**TASK DIRECTIONS**
Repeat the full listing below verbatim and keep the images out.

**RECORD SET**
========================================
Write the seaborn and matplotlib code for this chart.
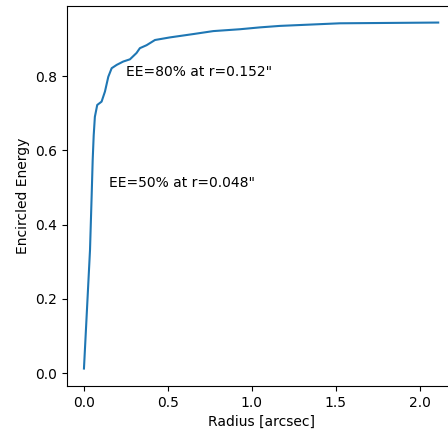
import matplotlib
matplotlib.use("Agg")
import matplotlib.pyplot as plt
import seaborn as sns
import pandas as pd

radius = [0.0, 0.036, 0.046, 0.052, 0.058, 0.065, 0.079, 0.105, 0.125, 0.145, 0.165, 0.195,
          0.234, 0.274, 0.313, 0.333, 0.373, 0.423, 0.512, 0.651, 0.77, 0.929, 1.048, 1.167,
          1.524, 2.11]
energy = [0.012, 0.331, 0.48, 0.574, 0.64, 0.69, 0.722, 0.731, 0.758, 0.798, 0.821, 0.830,
          0.839, 0.845, 0.862, 0.875, 0.883, 0.897, 0.904, 0.913, 0.921, 0.926, 0.931, 0.935,
          0.942, 0.944]
ee_levels = [0.5, 0.8]
ee_radii = [0.048, 0.152]

df = pd.DataFrame({"r": radius, "ee": energy})

fig = plt.figure(figsize=(4.48, 4.37), dpi=100)
ax = fig.add_axes([67/448, 1-386/437, (455-67)/448, (386-6)/437])
sns.lineplot(data=df, x="r", y="ee", ax=ax, color="#1f77b4", linewidth=1.5)
for lev, r in zip(ee_levels, ee_radii):
    ax.text(r + 0.1, lev, f'EE={lev*100:.0f}% at r={r:.3f}"', fontsize=10)
ax.set_xlabel("Radius [arcsec]")
ax.set_ylabel("Encircled Energy")
ax.set_xlim(-0.101, 2.21)
ax.set_ylim(-0.035, 0.9886)
ax.set_xticks([0.0, 0.5, 1.0, 1.5, 2.0])
ax.set_yticks([0.0, 0.2, 0.4, 0.6, 0.8])
fig.savefig("out.png", dpi=100)
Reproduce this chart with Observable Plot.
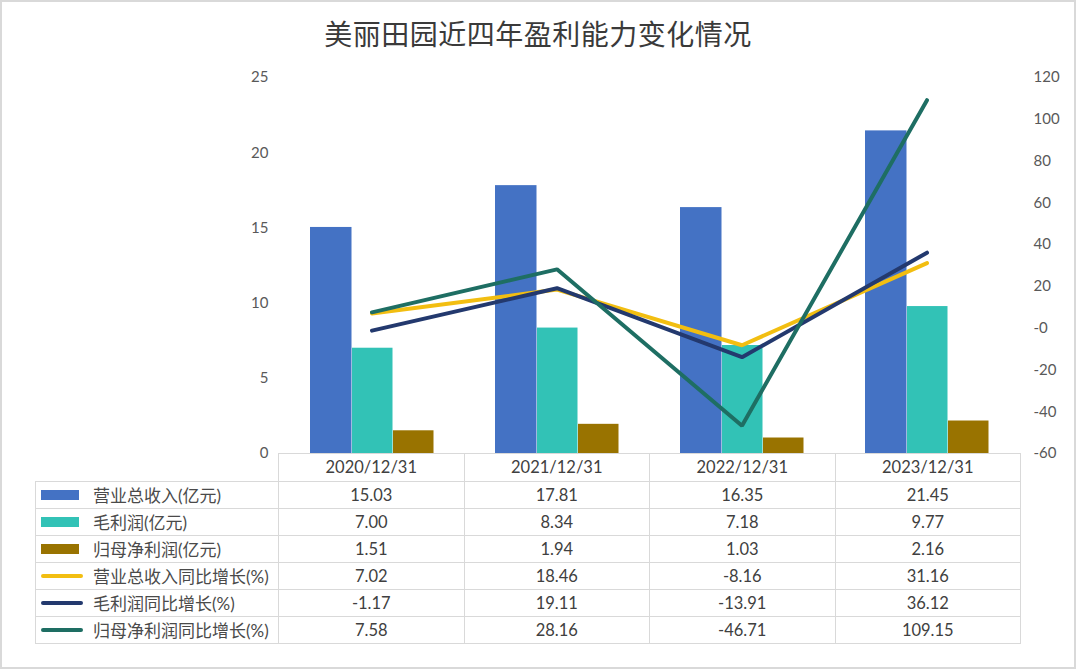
========================================
**RESULT OF THE TASK**
Write the seaborn and matplotlib code for this chart.
import matplotlib
matplotlib.use("Agg")
import matplotlib.pyplot as plt
import seaborn as sns
import pandas as pd

radius = [0.0, 0.036, 0.046, 0.052, 0.058, 0.065, 0.079, 0.105, 0.125, 0.145, 0.165, 0.195,
          0.234, 0.274, 0.313, 0.333, 0.373, 0.423, 0.512, 0.651, 0.77, 0.929, 1.048, 1.167,
          1.524, 2.11]
energy = [0.012, 0.331, 0.48, 0.574, 0.64, 0.69, 0.722, 0.731, 0.758, 0.798, 0.821, 0.830,
          0.839, 0.845, 0.862, 0.875, 0.883, 0.897, 0.904, 0.913, 0.921, 0.926, 0.931, 0.935,
          0.942, 0.944]
ee_levels = [0.5, 0.8]
ee_radii = [0.048, 0.152]

df = pd.DataFrame({"r": radius, "ee": energy})

fig = plt.figure(figsize=(4.48, 4.37), dpi=100)
ax = fig.add_axes([67/448, 1-386/437, (455-67)/448, (386-6)/437])
sns.lineplot(data=df, x="r", y="ee", ax=ax, color="#1f77b4", linewidth=1.5)
for lev, r in zip(ee_levels, ee_radii):
    ax.text(r + 0.1, lev, f'EE={lev*100:.0f}% at r={r:.3f}"', fontsize=10)
ax.set_xlabel("Radius [arcsec]")
ax.set_ylabel("Encircled Energy")
ax.set_xlim(-0.101, 2.21)
ax.set_ylim(-0.035, 0.9886)
ax.set_xticks([0.0, 0.5, 1.0, 1.5, 2.0])
ax.set_yticks([0.0, 0.2, 0.4, 0.6, 0.8])
fig.savefig("out.png", dpi=100)
Reproduce this chart with Observable Plot.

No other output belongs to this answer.